Write the data below out exactly as it stands. Do not include the pictures.

--- BEGIN Provided data ---

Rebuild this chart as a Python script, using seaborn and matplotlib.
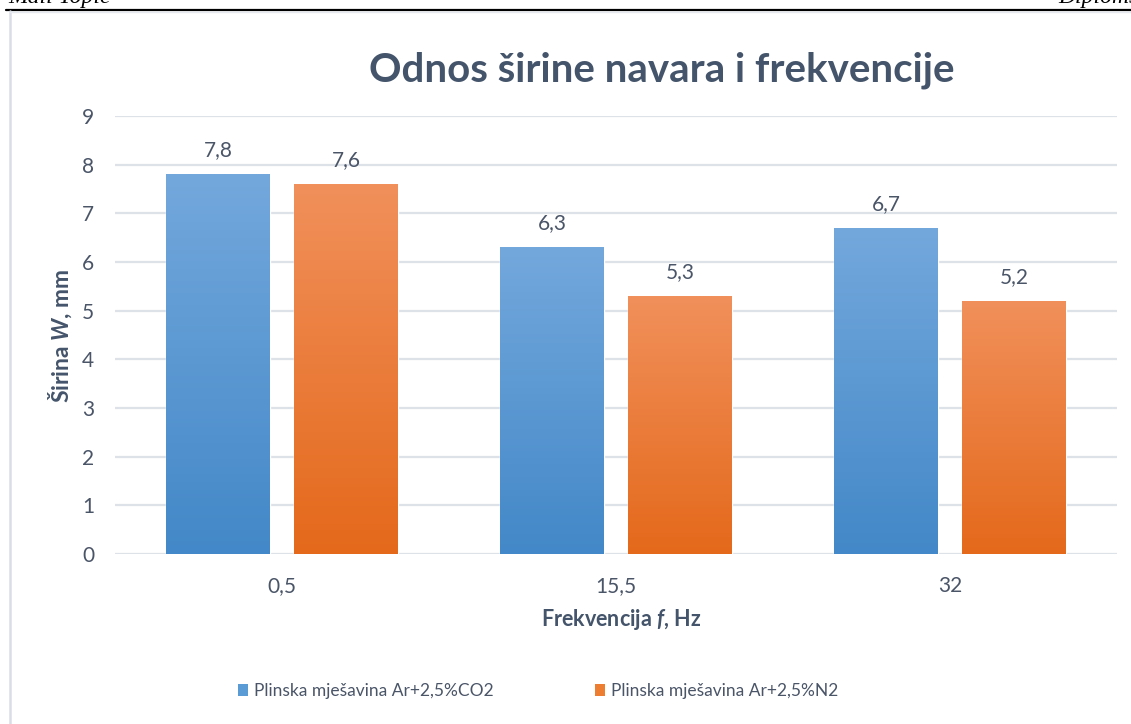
import numpy as np
import pandas as pd
import matplotlib
matplotlib.use("Agg")
import matplotlib.pyplot as plt
import seaborn as sns
from matplotlib.patches import Patch
from matplotlib.lines import Line2D
from matplotlib.colors import LinearSegmentedColormap, to_hex

# --- data -------------------------------------------------------------
frequencies = ["0,5", "15,5", "32"]
series_names = ["Plinska mješavina Ar+2,5%CO2", "Plinska mješavina Ar+2,5%N2"]
width_co2 = [7.8, 6.3, 6.7]
width_n2 = [7.6, 5.3, 5.2]
y_ticks = list(range(0, 10))

df = pd.DataFrame({
    "freq": frequencies * 2,
    "gas": [series_names[0]] * len(frequencies) + [series_names[1]] * len(frequencies),
    "width": width_co2 + width_n2,
})

# --- style ------------------------------------------------------------
sns.set_theme(style="white")
plt.rcParams["font.family"] = ["Lato", "DejaVu Sans"]
plt.rcParams["mathtext.fontset"] = "custom"
plt.rcParams["mathtext.rm"] = "Lato"
plt.rcParams["mathtext.bf"] = "Lato:bold"
plt.rcParams["mathtext.it"] = "Lato:italic"
plt.rcParams["mathtext.bfit"] = "Lato:bold:italic"

TEXT = "#44546A"
TICK = "#4a5568"
GRID = "#dde1e8"
base_colors = {series_names[0]: "#5b9bd5", series_names[1]: "#ed7d31"}
gradients = {
    series_names[0]: ("#4388c8", "#73a8dc"),
    series_names[1]: ("#e4691b", "#f1905b"),
}

W, H = 1131, 724
fig = plt.figure(figsize=(W / 100, H / 100), dpi=100)
ax = fig.add_axes([115 / W, 1 - 554 / H, (1117 - 115) / W, (554 - 116) / H])

sns.barplot(data=df, x="freq", y="width", hue="gas", order=frequencies,
            hue_order=series_names, palette=base_colors, saturation=1,
            width=0.766, gap=0.188, errorbar=None, legend=False, ax=ax)

# vertical gradient fill inside every bar
color_to_series = {to_hex(c): s for s, c in base_colors.items()}
grad = np.linspace(0, 1, 256)[:, None]
for patch in list(ax.patches):
    series = color_to_series.get(to_hex(patch.get_facecolor()))
    if series is None:
        continue
    bottom, top = gradients[series]
    cmap = LinearSegmentedColormap.from_list("g", [bottom, top])
    x0, y0 = patch.get_x(), patch.get_y()
    w, h = patch.get_width(), patch.get_height()
    im = ax.imshow(grad, extent=[x0, x0 + w, y0, y0 + h], origin="lower",
                   cmap=cmap, aspect="auto", zorder=patch.get_zorder() + 0.1,
                   interpolation="bilinear")
    im.set_clip_path(patch)

ax.set_xlim(-0.5, len(frequencies) - 0.5)
ax.set_ylim(0, 9)
ax.set_yticks(y_ticks)
ax.yaxis.grid(True, color=GRID, linewidth=1.6)
ax.set_axisbelow(True)
for side in ax.spines.values():
    side.set_visible(False)
ax.tick_params(axis="both", length=0, labelsize=15, colors=TICK)
ax.tick_params(axis="y", pad=15)
ax.tick_params(axis="x", pad=16)
ax.set_xlabel("")
ax.set_ylabel("")

# value labels above bars
for cont in ax.containers:
    ax.bar_label(cont, labels=[f"{v:.1f}".replace(".", ",") for v in cont.datavalues],
                 padding=10, fontsize=15, color=TICK)

# titles
fig.text(662 / W, 1 - 70 / H, "Odnos širine navara i frekvencije",
         ha="center", va="center", fontsize=29, fontweight="bold", color=TEXT)
fig.text(621 / W, 1 - 620 / H, r"Frekvencija $\mathbfit{f}$, Hz",
         ha="center", va="center", fontsize=15.5, fontweight="bold", color=TEXT)
fig.text(60 / W, 1 - 336 / H, r"Širina $\mathbfit{W}$, mm", rotation=90,
         ha="center", va="center", fontsize=16.5, fontweight="bold", color=TEXT)

# legend
handles = [Patch(facecolor=base_colors[s], edgecolor="none") for s in series_names]
fig.legend(handles, series_names, loc="center", bbox_to_anchor=(538 / W, 1 - 691 / H),
           ncol=2, frameon=False, fontsize=12.5, handlelength=0.6, handleheight=0.72,
           handletextpad=0.35, columnspacing=5.8, labelcolor=TICK)

# page header and chart frame
fig.add_artist(Line2D([6 / W, 1], [1 - 9.5 / H] * 2, color="black", lw=1.6))
fig.add_artist(Line2D([10 / W, 10 / W], [1 - 11 / H, 0], color="#d9dde6", lw=1.8))
fig.add_artist(Line2D([10 / W, 1], [1 - 11.5 / H] * 2, color="#e6e9ef", lw=1.0))
fig.text(8 / W, 1 - 3 / H, "Mali Topić", family="Liberation Serif", style="italic",
         fontsize=17, va="baseline", color="black")
fig.text(1058 / W, 1 - 3 / H, "Diplomski rad", family="Liberation Serif", style="italic",
         fontsize=17, va="baseline", color="black")

fig.savefig("out.png", dpi=100)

--- END Provided data ---

**In response**
Rebuild this chart as a Python script, using seaborn and matplotlib.
import numpy as np
import pandas as pd
import matplotlib
matplotlib.use("Agg")
import matplotlib.pyplot as plt
import seaborn as sns
from matplotlib.patches import Patch
from matplotlib.lines import Line2D
from matplotlib.colors import LinearSegmentedColormap, to_hex

# --- data -------------------------------------------------------------
frequencies = ["0,5", "15,5", "32"]
series_names = ["Plinska mješavina Ar+2,5%CO2", "Plinska mješavina Ar+2,5%N2"]
width_co2 = [7.8, 6.3, 6.7]
width_n2 = [7.6, 5.3, 5.2]
y_ticks = list(range(0, 10))

df = pd.DataFrame({
    "freq": frequencies * 2,
    "gas": [series_names[0]] * len(frequencies) + [series_names[1]] * len(frequencies),
    "width": width_co2 + width_n2,
})

# --- style ------------------------------------------------------------
sns.set_theme(style="white")
plt.rcParams["font.family"] = ["Lato", "DejaVu Sans"]
plt.rcParams["mathtext.fontset"] = "custom"
plt.rcParams["mathtext.rm"] = "Lato"
plt.rcParams["mathtext.bf"] = "Lato:bold"
plt.rcParams["mathtext.it"] = "Lato:italic"
plt.rcParams["mathtext.bfit"] = "Lato:bold:italic"

TEXT = "#44546A"
TICK = "#4a5568"
GRID = "#dde1e8"
base_colors = {series_names[0]: "#5b9bd5", series_names[1]: "#ed7d31"}
gradients = {
    series_names[0]: ("#4388c8", "#73a8dc"),
    series_names[1]: ("#e4691b", "#f1905b"),
}

W, H = 1131, 724
fig = plt.figure(figsize=(W / 100, H / 100), dpi=100)
ax = fig.add_axes([115 / W, 1 - 554 / H, (1117 - 115) / W, (554 - 116) / H])

sns.barplot(data=df, x="freq", y="width", hue="gas", order=frequencies,
            hue_order=series_names, palette=base_colors, saturation=1,
            width=0.766, gap=0.188, errorbar=None, legend=False, ax=ax)

# vertical gradient fill inside every bar
color_to_series = {to_hex(c): s for s, c in base_colors.items()}
grad = np.linspace(0, 1, 256)[:, None]
for patch in list(ax.patches):
    series = color_to_series.get(to_hex(patch.get_facecolor()))
    if series is None:
        continue
    bottom, top = gradients[series]
    cmap = LinearSegmentedColormap.from_list("g", [bottom, top])
    x0, y0 = patch.get_x(), patch.get_y()
    w, h = patch.get_width(), patch.get_height()
    im = ax.imshow(grad, extent=[x0, x0 + w, y0, y0 + h], origin="lower",
                   cmap=cmap, aspect="auto", zorder=patch.get_zorder() + 0.1,
                   interpolation="bilinear")
    im.set_clip_path(patch)

ax.set_xlim(-0.5, len(frequencies) - 0.5)
ax.set_ylim(0, 9)
ax.set_yticks(y_ticks)
ax.yaxis.grid(True, color=GRID, linewidth=1.6)
ax.set_axisbelow(True)
for side in ax.spines.values():
    side.set_visible(False)
ax.tick_params(axis="both", length=0, labelsize=15, colors=TICK)
ax.tick_params(axis="y", pad=15)
ax.tick_params(axis="x", pad=16)
ax.set_xlabel("")
ax.set_ylabel("")

# value labels above bars
for cont in ax.containers:
    ax.bar_label(cont, labels=[f"{v:.1f}".replace(".", ",") for v in cont.datavalues],
                 padding=10, fontsize=15, color=TICK)

# titles
fig.text(662 / W, 1 - 70 / H, "Odnos širine navara i frekvencije",
         ha="center", va="center", fontsize=29, fontweight="bold", color=TEXT)
fig.text(621 / W, 1 - 620 / H, r"Frekvencija $\mathbfit{f}$, Hz",
         ha="center", va="center", fontsize=15.5, fontweight="bold", color=TEXT)
fig.text(60 / W, 1 - 336 / H, r"Širina $\mathbfit{W}$, mm", rotation=90,
         ha="center", va="center", fontsize=16.5, fontweight="bold", color=TEXT)

# legend
handles = [Patch(facecolor=base_colors[s], edgecolor="none") for s in series_names]
fig.legend(handles, series_names, loc="center", bbox_to_anchor=(538 / W, 1 - 691 / H),
           ncol=2, frameon=False, fontsize=12.5, handlelength=0.6, handleheight=0.72,
           handletextpad=0.35, columnspacing=5.8, labelcolor=TICK)

# page header and chart frame
fig.add_artist(Line2D([6 / W, 1], [1 - 9.5 / H] * 2, color="black", lw=1.6))
fig.add_artist(Line2D([10 / W, 10 / W], [1 - 11 / H, 0], color="#d9dde6", lw=1.8))
fig.add_artist(Line2D([10 / W, 1], [1 - 11.5 / H] * 2, color="#e6e9ef", lw=1.0))
fig.text(8 / W, 1 - 3 / H, "Mali Topić", family="Liberation Serif", style="italic",
         fontsize=17, va="baseline", color="black")
fig.text(1058 / W, 1 - 3 / H, "Diplomski rad", family="Liberation Serif", style="italic",
         fontsize=17, va="baseline", color="black")

fig.savefig("out.png", dpi=100)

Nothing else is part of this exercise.